The ancient Egyptian story of "King Neferkare and General Sasenet" survives only in fragments. It is often cited by people interested in Homosexuality in ancient Egypt as being proof that a homosexual relationship existed between a pharaoh and one of his officers. On the other hand, literature often reflects social mores: the tale is censorious of the king's conduct which may well reflect the attitude of the people towards homosexuality. It purports to describe the nightly exploits of Pepi II Neferkare; some like R. S. Bianchi think that it is a work of archaizing literature and dates to the 25th Dynasty referring to Shabaka Neferkare, a Kushite pharaoh.

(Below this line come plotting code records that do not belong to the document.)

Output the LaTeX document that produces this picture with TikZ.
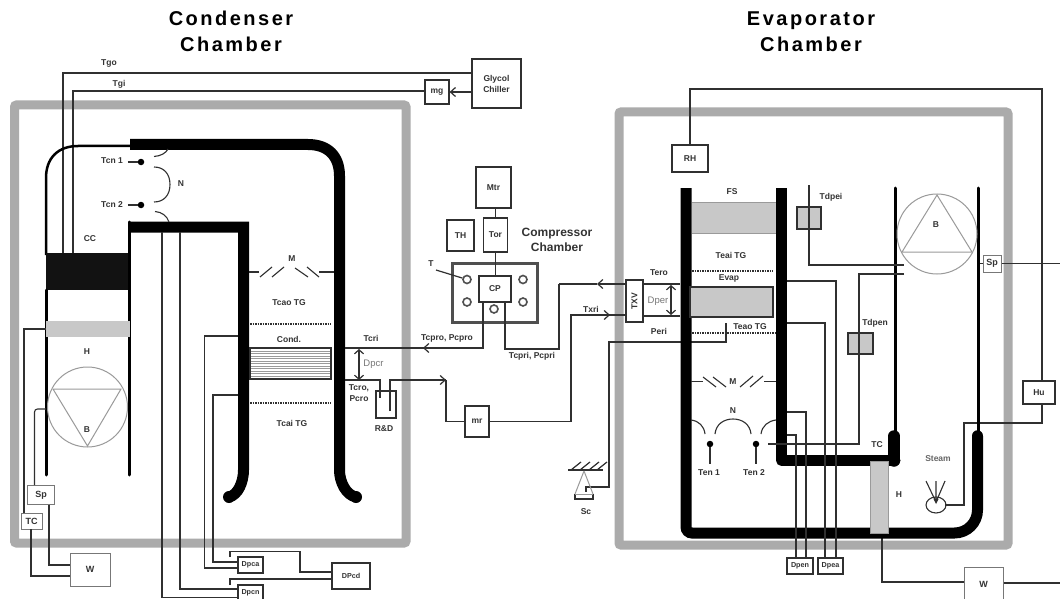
\documentclass[tikz,border=0pt]{standalone}
\usepackage{fontspec}
\setmainfont{Liberation Sans}
\usetikzlibrary{arrows.meta}
\definecolor{ink}{HTML}{303030}
\definecolor{txt}{HTML}{333333}
\definecolor{frameg}{HTML}{ABABAB}
\definecolor{fillg}{HTML}{C8C8C8}
\definecolor{lineg}{HTML}{9A9A9A}
\definecolor{softg}{HTML}{777777}
\newcommand{\tracked}[1]{\addfontfeatures{LetterSpace=12.5}#1}
\tikzset{
  x=1pt,y=-1pt,
  wire/.style={draw=ink,line width=1.1pt},
  wall/.style={draw=black,line width=11pt},
  thinwall/.style={draw=black,line width=3pt},
  chamber/.style={draw=frameg,line width=9pt,rounded corners=2pt},
  boxn/.style={draw=ink,line width=1.2pt,fill=white,inner sep=0,text=txt,font=\fontsize{8.5}{10}\selectfont\bfseries},
  softbox/.style={draw=softg,line width=1pt,fill=white,inner sep=0,text=txt,font=\fontsize{9}{10}\selectfont\bfseries},
  lab/.style={inner sep=0,text=txt,font=\fontsize{8.5}{9}\selectfont\bfseries},
  smallb/.style={boxn,font=\fontsize{7.2}{8}\selectfont\bfseries},
  glab/.style={inner sep=0,text=softg,font=\fontsize{9.5}{10}\selectfont},
  title/.style={inner sep=0,text=black,align=center,font=\fontsize{20}{26}\selectfont\bfseries},
  fan/.style={draw=lineg,line width=1pt},
  openhead/.style={-{Straight Barb[length=5pt,width=9pt,line width=1.2pt]}},
  dblhead/.style={{Straight Barb[length=4pt,width=9pt,line width=1.2pt]}-{Straight Barb[length=4pt,width=9pt,line width=1.2pt]}},
  dotted line/.style={draw=ink,line width=1.2pt,dash pattern=on 1.5pt off 1pt},
  dotn/.style={circle,fill=black,inner sep=0,minimum size=6.5pt},
  port/.style={circle,draw=ink!85,line width=1.6pt,inner sep=0,minimum size=8pt,fill=white},
}
\begin{document}
\begin{tikzpicture}
\useasboundingbox (0,0) rectangle (1060,599);
\fill[white] (0,0) rectangle (1060,599);

% titles
\node[title] (t1) at (231,31) {\tracked{Condenser}\\\tracked{Chamber}};
\node[title] (t2) at (811,31.5) {\tracked{Evaporator}\\\tracked{Chamber}};

% chamber frames
\draw[chamber] (14.5,105) -- (406,105) -- (406,543) -- (14.5,543) -- cycle;
\draw[chamber] (619,112) -- (1008,112) -- (1008,545) -- (619,545) -- cycle;

% ---------- condenser side ------------
\node[boxn,minimum width=49pt,minimum height=49pt,align=center,font=\fontsize{8.5}{11}\selectfont\bfseries] (glycol) at (496.5,83.5) {Glycol\\Chiller};
\node[boxn,minimum width=24pt,minimum height=24pt] (mg) at (437,92) {mg};
\draw[wire] (73,253) -- (73,91) -- (mg.west |- 0,91);
\draw[wire] (63,253) -- (63,73) -- (glycol.west |- 0,73);
\draw[wire,openhead] (glycol.west |- 0,92) -- (mg.east);
\node[lab] (tgo) at (109,63) {Tgo};
\node[lab] (tgi) at (119,84) {Tgi};

% condenser duct
\draw[line width=2.5pt,black] (132,146) -- (78,146) .. controls (58,146) and (46,158) .. (46,178) -- (46,255);
\draw[wall,line cap=butt] (130,144.5) -- (308,144.5) .. controls (328,144.5) and (339.5,156) .. (339.5,176) -- (339.5,470)
  .. controls (339.5,482) and (346,495) .. (356,497);
\fill[black] (356,497) circle (6pt);
\draw[wall] (130,227) -- (243.5,227) -- (243.5,470) .. controls (243.5,482) and (238,495) .. (229,497);
\fill[black] (229,497) circle (6pt);
\fill[black!93] (46,253) rectangle (130,290);
\draw[thinwall,line cap=round] (46,290) -- (46,475);
\draw[thinwall,line cap=round] (129.5,222) -- (129.5,475);
\fill[fillg] (46,321) rectangle (129.5,337);

\node[lab] (cc) at (90,239) {CC};
\node[lab] (h1) at (87,352) {H};
\draw[fan] (87.5,407) circle (40pt);
\draw[fan] (53,389) -- (121,389) -- (87.5,446) -- cycle;
\node[lab] (b1) at (87,430) {B};

% nozzles
\node[dotn] (tcn1) at (141,162) {};
\node[dotn] (tcn2) at (141,205) {};
\node[lab] (ltcn1) at (112,161) {Tcn 1};
\node[lab] (ltcn2) at (112,205) {Tcn 2};
\draw[wire] (ltcn1.east) ++(5,1) -- (tcn1);
\draw[wire] (ltcn2.east) ++(5,0) -- (tcn2);
\draw[wire] (154,156.5) .. controls (161,156) and (166,153) .. (168,149);
\draw[wire] (154,167) .. controls (164,167) and (170,174) .. (170,184.5) .. controls (170,195) and (164,202) .. (154,202);
\draw[wire] (155,211.5) .. controls (162,212) and (167,216) .. (169,222);
\node[lab] (n1) at (181,184) {N};

% mixers
\node[lab] (m1) at (292,259) {M};
\draw[wire] (249,272) -- (259,272);
\draw[wire] (260,277) -- (272,267) (272,277) -- (284,267) (295,268) -- (308,277) (307,267) -- (319,277);
\draw[wire] (319,272) -- (334,272);
\node[lab] (tcao) at (289,303) {Tcao TG};
\draw[dotted line] (250,324) -- (331,324);
\draw[dotted line] (250,403) -- (331,403);
\node[lab] (tcai) at (292,423) {Tcai TG};
\node[lab] (cond) at (289,339) {Cond.};

% condenser coil
\node[draw=ink,line width=1.2pt,fill=white,minimum width=81pt,minimum height=31pt,inner sep=0] (coil) at (290.5,363.5) {};
\foreach \yy in {351,353.5,...,377} \draw[lineg,line width=0.6pt] (251,\yy) -- (330,\yy);

% Dp lines
\node[smallb,minimum width=25pt,minimum height=16pt] (dpca) at (250.5,565) {Dpca};
\node[smallb,minimum width=25pt,minimum height=15pt] (dpcn) at (250.5,592.5) {Dpcn};
\node[smallb,minimum width=38pt,minimum height=26pt] (dpcd) at (351,576) {DPcd};
\draw[wire] (162,232) -- (162,597.5) -- (dpcn.west |- 0,597.5);
\draw[wire] (180,232) -- (180,589) -- (dpcn.west |- 0,589);
\draw[wire] (238,336) -- (204.5,336) -- (204.5,568) -- (dpca.west |- 0,568);
\draw[wire] (238,395) -- (213,395) -- (213,562) -- (dpca.west |- 0,562);
\draw[wire] (230,557) -- (230,551.5) -- (300,551.5) -- (300,572) -- (dpcd.west |- 0,572);
\draw[wire] (230,585) -- (230,579) -- (dpcd.west |- 0,579);

% controls left
\node[softbox,minimum width=27pt,minimum height=19pt] (sp1) at (41,495) {Sp};
\node[softbox,minimum width=21pt,minimum height=16pt] (tc1) at (31.5,521) {TC};
\node[softbox,minimum width=40pt,minimum height=33pt] (w1) at (90,569.5) {W};
\draw[wire] (46,329) -- (24,329) -- (24,513);
\draw[wire,rounded corners=3pt] (46,409) -- (34.5,409) -- (34.5,485);
\draw[wire] (49,504.5) -- (49,565) -- (w1.west |- 0,565);
\draw[wire] (31,529) -- (31,576) -- (w1.west |- 0,576);

% refrigerant, condenser out
\node[lab] (tcri) at (371,338) {Tcri};
\node[lab,align=center,font=\fontsize{8.5}{11}\selectfont\bfseries] (tcro) at (359,393) {Tcro,\\Pcro};
\node[glab] (dpcr) at (373.5,364) {Dpcr};
\draw[wire,dblhead] (359,349) -- (359,380);
\node[lab] (rd) at (384,429) {R\&D};
\draw[wire] (376,391) -- (376,418) -- (396,418) -- (396,391) -- cycle;
\draw[wire] (345,380) -- (380,380) -- (380,398);
\draw[wire] (390,411) -- (390,380) -- (446,380);
\draw[wire,openhead] (420,380) -- (446,380);

% ---------- compressor ------------
\node[draw=ink!85,line width=3.5pt,minimum width=85pt,minimum height=59pt,inner sep=0] (shell) at (495,293) {};
\node[boxn,minimum width=32pt,minimum height=26pt] (cp) at (495,289) {CP};
\node[boxn,minimum width=35pt,minimum height=41pt] (mtr) at (493.5,187.5) {Mtr};
\node[boxn,minimum width=24pt,minimum height=34pt] (tor) at (495.5,235) {Tor};
\node[boxn,minimum width=27pt,minimum height=31pt] (th) at (460.5,235.5) {TH};
\draw[wire] (mtr.south -| tor) -- (tor.north);
\draw[wire] (tor.south) -- (tor.south |- cp.north);
\node[lab,align=center,font=\fontsize{12}{15}\selectfont\bfseries] (cch) at (557,240) {Compressor\\Chamber};
\node[port] (p1) at (467,279.5) {};
\node[port] (p2) at (523,279.5) {};
\node[port] (p3) at (467,302) {};
\node[port] (p4) at (523,302) {};
\node[port] (p5) at (494,309) {};
\node[lab] (tl) at (431,264) {T};
\draw[wire,line width=1.2pt] (436,270) -- (p1);
\draw[wire] (345,348) -- (483,348) -- (483,302);
\draw[wire,openhead] (483,348) -- (423,348);
\node[lab] (tcpro) at (447,338) {Tcpro, Pcpro};
\draw[wire] (505,302) -- (505,349) -- (559,349) -- (559,284);
\node[lab] (tcpri) at (532,356) {Tcpri, Pcpri};
\node[boxn,minimum width=17pt,minimum height=42pt] (txv) at (634.5,301) {\rotatebox{90}{TXV}};
\draw[wire,openhead] (txv.west |- 0,284) -- (597,284);
\draw[wire] (597,284) -- (559,284);
\node[lab] (txri) at (591,309) {Txri};
\node[boxn,minimum width=24pt,minimum height=31pt] (mr) at (477,421.5) {mr};
\draw[wire] (446,380) -- (446,421.5) -- (mr.west);
\draw[wire] (mr.east) -- (571,421.5) -- (571,315) -- (txv.west |- 0,315);
\draw[wire,openhead] (590,315) -- (610,315);
\node[lab] (tero) at (659,273) {Tero};
\node[lab] (peri) at (659,331) {Peri};
\node[glab] (dper) at (658,301) {Dper};
\draw[wire] (txv.east |- 0,284) -- (680,284);
\draw[wire] (txv.east |- 0,316) -- (680,316);
\draw[wire,dblhead] (671,285) -- (671,315);

% scale
\draw[wire] (726,323) -- (726,342) -- (609,342) -- (609,487) -- (586,487) -- (586,492);
\draw[wire,line width=1.4pt] (568,470) -- (603,470);
\foreach \xx in {571,580,589,597} \draw[wire,line width=1.2pt] (\xx,470) -- (\xx+10,462);
\draw[fan] (584,471) -- (575,494) (584,471) -- (593,494);
\draw[wire] (575,494) -- (575,499) -- (593,499) -- (593,494);
\draw[fan] (575,494) -- (593,494);
\node[lab] (sc) at (586,512) {Sc};

% ---------- evaporator ------------
\node[boxn,minimum width=36pt,minimum height=27pt] (rh) at (690,158.5) {RH};
\node[boxn,minimum width=32pt,minimum height=23pt] (hu) at (1039,392.5) {Hu};
\node[softbox,minimum width=18pt,minimum height=17pt] (sp2) at (992,263.5) {Sp};
\node[softbox,minimum width=39pt,minimum height=33pt] (w2) at (983.5,584) {W};
\draw[wire] (rh.north) -- (690,89) -- (1042,89) -- (hu.north -| 1042,0);
\draw[wire] (1042,404) -- (1042,423) -- (964,423) -- (964,505) -- (945,505);
\draw[wire] (980,263.5) -- (sp2.west);
\draw[wire] (sp2.east) -- (1060,263.5);
\draw[wire] (882,533) -- (882,582) -- (w2.west |- 0,582);
\draw[wire] (w2.east |- 0,583) -- (1060,583);

% grey blocks and walls
\fill[fillg] (692,202) rectangle (776,233);
\draw[lineg,line width=0.5pt] (692,202) -- (776,202) (692,233) -- (776,233);
\draw[wall,rounded corners=6pt] (686,188) -- (686,533) [rounded corners=23pt] -- (977.5,533) -- (977.5,436);
\draw[wall,line cap=butt] (781.5,188) -- (781.5,460.5);
\draw[wall,line cap=round] (781.5,460.5) -- (895,460.5);
\draw[line width=11.5pt,line cap=round,black] (894,436) -- (894,461);
\draw[line width=11.5pt,line cap=round,black] (977.5,436) -- (977.5,470);
\draw[thinwall,line cap=round] (895,188) -- (895,431);
\draw[thinwall,line cap=round] (978.5,188) -- (978.5,431);
\node[draw=lineg,line width=0.5pt,fill=fillg,minimum width=18pt,minimum height=72pt,inner sep=0] (heat) at (879,497) {};
\node[lab] (h2) at (899,495) {H};
\node[lab] (tc2) at (877,445) {TC};
\node[lab] (fs) at (732,192) {FS};
\node[lab] (teai) at (731,255) {Teai TG};
\draw[dotted line] (692,271) -- (773,271);
\node[lab] (evap) at (729,278) {Evap};
\node[draw=ink,line width=1.1pt,fill=fillg,minimum width=83pt,minimum height=30pt,inner sep=0] (evb) at (731.5,302) {};
\node[lab] (teao) at (750,327) {Teao TG};
\draw[dotted line] (692,333) -- (776,333);
\node[draw=ink,line width=1.1pt,fill=fillg,minimum width=24pt,minimum height=22pt,inner sep=0] (tdi) at (809,218) {};
\node[draw=ink,line width=1.1pt,fill=fillg,minimum width=25pt,minimum height=21pt,inner sep=0] (tdn) at (860.5,343.5) {};
\node[lab] (ltdi) at (831,197) {Tdpei};
\node[lab] (ltdn) at (875,323) {Tdpen};
\draw[wire] (809,185) -- (809,265) -- (904,265);
\draw[wire] (904,274) -- (859,274) -- (859,444) -- (768,444);
\draw[fan] (937,234) circle (40pt);
\draw[fan] (937,195) -- (972,252) -- (902,252) -- cycle;
\node[lab] (b2) at (936,225) {B};

\node[smallb,minimum width=26pt,minimum height=16pt] (dpen) at (800,566) {Dpen};
\node[smallb,minimum width=25pt,minimum height=16pt] (dpea) at (830.5,566) {Dpea};
\draw[wire] (787,281) -- (836,281) -- (836,558);
\draw[wire] (787,323) -- (825,323) -- (825,558);
\draw[wire] (787,412) -- (806,412) -- (806,558);
\draw[wire] (787,435) -- (796,435) -- (796,558);

% evaporator mixers and nozzles
\node[lab] (m2) at (733,382) {M};
\draw[wire] (691,381.5) -- (703,381.5) (764,381.5) -- (776,381.5);
\draw[wire] (703,377) -- (716,387) (713,377) -- (726,387) (740,387) -- (753,376) (750,387) -- (763,376);
\node[lab] (n2) at (733,411) {N};
\draw[wire] (691,420) .. controls (699,421) and (704,426) .. (705,434);
\draw[wire] (715,434) .. controls (716,424) and (724,419) .. (733,419) .. controls (742,419) and (750,424) .. (751,434);
\draw[wire] (761,434) .. controls (762,426) and (768,421) .. (776,420);
\node[dotn] (ten1) at (710,444) {};
\node[dotn] (ten2) at (756,444) {};
\draw[wire] (ten1) -- (710,464);
\draw[wire] (ten2) -- (756,464);
\node[lab] (lten1) at (709,473) {Ten 1};
\node[lab] (lten2) at (754,473) {Ten 2};

% steam
\node[lab,text=black!60] (steam) at (938,458.5) {Steam};
\draw[wire,line width=1.1pt] (936,505) ellipse (10pt and 8pt);
\draw[wire] (936,502) -- (926,481) (936,502) -- (936,481) (936,502) -- (945,481);
\fill[ink] (933.5,499) -- (938.5,499) -- (936,504) -- cycle;
\end{tikzpicture}
\end{document}
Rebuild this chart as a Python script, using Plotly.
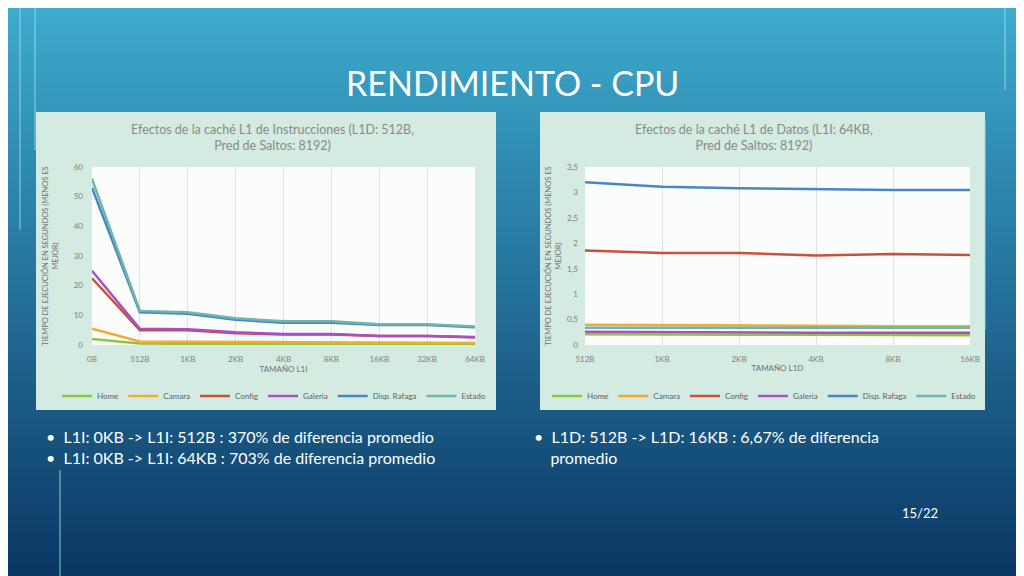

The story is dated to the late New Kingdom though it was composed earlier. Only three sources for it survive, each containing only a part of the overall narrative:
- a wooden plaque, 18th or 19th Dynasty, now in the Institute for the Study of Ancient Cultures the University of Chicago
- an ostrakon, 20th dynasty, from Deir el-Medina
- the Papyrus Chassinat I, also known as Papyrus Louvre E 25351, 25th dynasty, now in the Louvre, Paris

It contains a reference to the ancient myth of the sun god Rê and the god of the realm of the dead Osiris. These two gods existed in a relationship of interdependence: Osiris needing the light of the sun while Re, who had to cross the underworld during the night to reach the eastern horizon in the morning, needed the resurrective powers of Osiris. Their union took place during the four hours of deepest darkness – the same hours Neferkare is said to spend with his general.